Scan the listing below for the word "this" and state how many lines hold it. Write nothing but the number.

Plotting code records
* begin *

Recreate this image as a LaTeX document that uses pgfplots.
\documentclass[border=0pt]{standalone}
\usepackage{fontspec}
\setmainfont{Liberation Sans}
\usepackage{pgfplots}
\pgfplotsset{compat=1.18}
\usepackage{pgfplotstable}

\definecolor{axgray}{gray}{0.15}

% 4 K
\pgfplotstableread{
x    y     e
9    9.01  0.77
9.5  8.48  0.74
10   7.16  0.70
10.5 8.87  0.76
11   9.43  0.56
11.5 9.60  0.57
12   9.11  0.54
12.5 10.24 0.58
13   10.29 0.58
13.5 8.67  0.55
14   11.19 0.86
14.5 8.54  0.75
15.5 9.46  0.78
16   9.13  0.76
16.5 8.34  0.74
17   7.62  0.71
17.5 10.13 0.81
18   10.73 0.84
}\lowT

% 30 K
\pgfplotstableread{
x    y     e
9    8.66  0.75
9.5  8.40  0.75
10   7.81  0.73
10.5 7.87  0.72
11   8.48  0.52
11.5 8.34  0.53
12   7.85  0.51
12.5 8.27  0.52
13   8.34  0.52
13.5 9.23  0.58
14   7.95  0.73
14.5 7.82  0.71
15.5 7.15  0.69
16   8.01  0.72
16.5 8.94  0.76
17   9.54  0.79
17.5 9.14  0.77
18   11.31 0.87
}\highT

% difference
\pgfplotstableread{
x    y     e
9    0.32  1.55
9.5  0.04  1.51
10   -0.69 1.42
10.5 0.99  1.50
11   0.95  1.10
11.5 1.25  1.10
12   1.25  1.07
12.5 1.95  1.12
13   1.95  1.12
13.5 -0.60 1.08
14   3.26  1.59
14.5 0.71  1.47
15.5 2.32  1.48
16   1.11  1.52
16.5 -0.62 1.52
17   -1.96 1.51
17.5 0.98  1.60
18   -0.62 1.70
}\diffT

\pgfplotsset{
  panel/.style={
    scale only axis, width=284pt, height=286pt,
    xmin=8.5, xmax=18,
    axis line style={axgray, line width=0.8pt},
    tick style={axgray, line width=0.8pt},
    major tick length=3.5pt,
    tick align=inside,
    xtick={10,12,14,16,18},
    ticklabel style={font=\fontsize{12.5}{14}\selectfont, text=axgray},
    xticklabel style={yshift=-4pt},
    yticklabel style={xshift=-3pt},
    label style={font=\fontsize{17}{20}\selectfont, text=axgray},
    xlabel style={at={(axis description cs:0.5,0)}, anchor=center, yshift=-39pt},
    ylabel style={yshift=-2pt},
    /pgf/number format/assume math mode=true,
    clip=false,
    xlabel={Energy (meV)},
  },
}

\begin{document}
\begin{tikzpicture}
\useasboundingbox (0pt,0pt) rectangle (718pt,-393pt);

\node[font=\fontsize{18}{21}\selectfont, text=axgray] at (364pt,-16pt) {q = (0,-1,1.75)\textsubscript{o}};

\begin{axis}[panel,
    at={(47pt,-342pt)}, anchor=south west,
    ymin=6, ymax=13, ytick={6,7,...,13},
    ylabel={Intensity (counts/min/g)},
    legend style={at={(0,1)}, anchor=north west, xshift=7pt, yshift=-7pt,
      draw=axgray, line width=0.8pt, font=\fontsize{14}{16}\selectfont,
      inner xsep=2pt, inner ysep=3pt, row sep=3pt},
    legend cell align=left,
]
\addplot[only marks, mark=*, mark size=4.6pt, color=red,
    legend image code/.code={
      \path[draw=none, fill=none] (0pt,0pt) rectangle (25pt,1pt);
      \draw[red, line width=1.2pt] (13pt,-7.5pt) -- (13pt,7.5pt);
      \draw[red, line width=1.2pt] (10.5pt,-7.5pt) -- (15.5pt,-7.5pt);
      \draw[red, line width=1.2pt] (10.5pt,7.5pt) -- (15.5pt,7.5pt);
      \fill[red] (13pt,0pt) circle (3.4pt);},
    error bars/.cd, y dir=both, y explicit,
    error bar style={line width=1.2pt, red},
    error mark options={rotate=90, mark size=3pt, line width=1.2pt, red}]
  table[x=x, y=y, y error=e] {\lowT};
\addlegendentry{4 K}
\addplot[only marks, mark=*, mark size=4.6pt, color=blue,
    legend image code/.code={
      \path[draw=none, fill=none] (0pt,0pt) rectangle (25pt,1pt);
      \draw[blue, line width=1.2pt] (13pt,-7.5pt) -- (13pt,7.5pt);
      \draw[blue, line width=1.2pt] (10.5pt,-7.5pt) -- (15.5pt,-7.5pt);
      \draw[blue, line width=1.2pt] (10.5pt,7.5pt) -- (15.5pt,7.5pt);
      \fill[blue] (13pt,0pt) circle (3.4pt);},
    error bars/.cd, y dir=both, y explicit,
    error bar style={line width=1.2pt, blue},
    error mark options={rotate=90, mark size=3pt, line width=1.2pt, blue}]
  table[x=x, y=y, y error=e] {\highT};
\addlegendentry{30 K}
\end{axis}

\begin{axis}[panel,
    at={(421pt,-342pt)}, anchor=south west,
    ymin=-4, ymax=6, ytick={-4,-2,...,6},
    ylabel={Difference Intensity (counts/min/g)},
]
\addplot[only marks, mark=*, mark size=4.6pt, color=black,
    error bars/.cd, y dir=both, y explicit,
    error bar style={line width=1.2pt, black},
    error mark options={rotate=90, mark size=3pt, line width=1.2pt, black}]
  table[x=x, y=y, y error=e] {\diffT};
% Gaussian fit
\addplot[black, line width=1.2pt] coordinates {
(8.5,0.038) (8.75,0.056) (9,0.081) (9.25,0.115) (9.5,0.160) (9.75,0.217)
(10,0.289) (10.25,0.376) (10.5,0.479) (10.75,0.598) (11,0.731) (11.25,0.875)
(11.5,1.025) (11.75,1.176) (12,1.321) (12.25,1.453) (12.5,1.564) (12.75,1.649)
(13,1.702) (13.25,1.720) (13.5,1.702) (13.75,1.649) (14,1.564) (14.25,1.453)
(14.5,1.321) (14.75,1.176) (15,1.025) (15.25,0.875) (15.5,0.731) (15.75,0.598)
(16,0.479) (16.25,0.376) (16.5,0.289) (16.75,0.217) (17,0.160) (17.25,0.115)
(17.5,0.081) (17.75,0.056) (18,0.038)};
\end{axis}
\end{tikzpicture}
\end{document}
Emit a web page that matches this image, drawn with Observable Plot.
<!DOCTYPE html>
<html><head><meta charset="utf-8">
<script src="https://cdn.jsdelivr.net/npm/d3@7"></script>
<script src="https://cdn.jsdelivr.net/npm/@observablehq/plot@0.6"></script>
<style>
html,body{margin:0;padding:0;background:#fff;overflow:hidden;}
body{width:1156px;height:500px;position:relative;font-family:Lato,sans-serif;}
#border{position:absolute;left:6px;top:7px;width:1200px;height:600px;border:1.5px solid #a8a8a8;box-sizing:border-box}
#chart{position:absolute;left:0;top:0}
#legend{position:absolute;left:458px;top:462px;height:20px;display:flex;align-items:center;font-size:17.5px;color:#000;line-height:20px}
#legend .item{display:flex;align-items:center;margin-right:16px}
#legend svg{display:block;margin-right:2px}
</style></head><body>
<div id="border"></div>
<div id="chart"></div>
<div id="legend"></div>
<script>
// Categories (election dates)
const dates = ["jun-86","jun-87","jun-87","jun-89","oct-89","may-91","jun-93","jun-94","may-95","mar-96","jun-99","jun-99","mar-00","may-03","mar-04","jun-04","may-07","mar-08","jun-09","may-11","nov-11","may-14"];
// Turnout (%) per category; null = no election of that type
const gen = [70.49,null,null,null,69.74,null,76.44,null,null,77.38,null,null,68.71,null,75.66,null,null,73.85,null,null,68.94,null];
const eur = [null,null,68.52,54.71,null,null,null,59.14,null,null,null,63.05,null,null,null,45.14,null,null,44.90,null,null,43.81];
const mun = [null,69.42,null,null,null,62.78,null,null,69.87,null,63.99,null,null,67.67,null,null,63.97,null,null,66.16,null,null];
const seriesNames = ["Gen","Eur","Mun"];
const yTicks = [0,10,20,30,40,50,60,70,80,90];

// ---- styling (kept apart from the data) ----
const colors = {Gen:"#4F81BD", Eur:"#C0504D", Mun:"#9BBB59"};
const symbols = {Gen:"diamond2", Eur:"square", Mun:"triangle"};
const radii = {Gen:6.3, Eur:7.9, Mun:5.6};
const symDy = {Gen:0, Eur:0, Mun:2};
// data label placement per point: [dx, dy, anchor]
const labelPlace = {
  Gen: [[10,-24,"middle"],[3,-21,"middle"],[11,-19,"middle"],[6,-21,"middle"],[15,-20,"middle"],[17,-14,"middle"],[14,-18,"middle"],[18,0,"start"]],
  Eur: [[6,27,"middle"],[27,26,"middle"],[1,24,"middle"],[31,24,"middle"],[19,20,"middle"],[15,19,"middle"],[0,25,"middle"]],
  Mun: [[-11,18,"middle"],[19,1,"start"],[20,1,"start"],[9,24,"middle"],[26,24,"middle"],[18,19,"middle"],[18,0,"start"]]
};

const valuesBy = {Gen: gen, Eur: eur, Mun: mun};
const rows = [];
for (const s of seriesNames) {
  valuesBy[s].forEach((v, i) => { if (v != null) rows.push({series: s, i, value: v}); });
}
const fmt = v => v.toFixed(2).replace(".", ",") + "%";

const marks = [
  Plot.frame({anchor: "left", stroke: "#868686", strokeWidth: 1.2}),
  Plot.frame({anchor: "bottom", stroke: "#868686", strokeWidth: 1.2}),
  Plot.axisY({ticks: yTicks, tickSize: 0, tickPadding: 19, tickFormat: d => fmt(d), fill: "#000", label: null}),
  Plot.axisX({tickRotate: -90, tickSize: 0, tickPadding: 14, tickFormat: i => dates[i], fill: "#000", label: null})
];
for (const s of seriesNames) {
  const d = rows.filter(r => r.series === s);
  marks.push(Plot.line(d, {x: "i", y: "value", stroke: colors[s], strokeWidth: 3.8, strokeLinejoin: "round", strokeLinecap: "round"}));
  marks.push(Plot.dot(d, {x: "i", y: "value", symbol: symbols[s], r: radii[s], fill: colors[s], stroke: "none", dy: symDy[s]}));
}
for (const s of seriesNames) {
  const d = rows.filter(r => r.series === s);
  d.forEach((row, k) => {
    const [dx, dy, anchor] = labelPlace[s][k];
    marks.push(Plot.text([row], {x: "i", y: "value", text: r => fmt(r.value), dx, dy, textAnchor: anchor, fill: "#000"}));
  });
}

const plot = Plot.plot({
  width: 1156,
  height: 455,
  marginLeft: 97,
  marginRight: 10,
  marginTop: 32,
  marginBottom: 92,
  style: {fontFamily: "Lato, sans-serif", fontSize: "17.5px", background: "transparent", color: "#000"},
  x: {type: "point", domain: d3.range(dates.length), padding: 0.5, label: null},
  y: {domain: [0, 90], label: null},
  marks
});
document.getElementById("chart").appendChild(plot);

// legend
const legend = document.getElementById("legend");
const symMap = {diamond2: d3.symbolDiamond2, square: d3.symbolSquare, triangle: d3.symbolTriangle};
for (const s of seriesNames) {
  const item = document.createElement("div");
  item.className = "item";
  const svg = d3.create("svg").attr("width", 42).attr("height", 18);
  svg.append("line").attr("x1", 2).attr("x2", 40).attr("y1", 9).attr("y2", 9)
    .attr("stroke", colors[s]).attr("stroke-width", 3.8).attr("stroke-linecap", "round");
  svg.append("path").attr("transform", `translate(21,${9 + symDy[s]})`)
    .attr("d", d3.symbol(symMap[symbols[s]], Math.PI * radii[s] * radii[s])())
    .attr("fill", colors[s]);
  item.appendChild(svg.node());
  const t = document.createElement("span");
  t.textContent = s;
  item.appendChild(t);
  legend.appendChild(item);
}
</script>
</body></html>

* end *

Written response => 2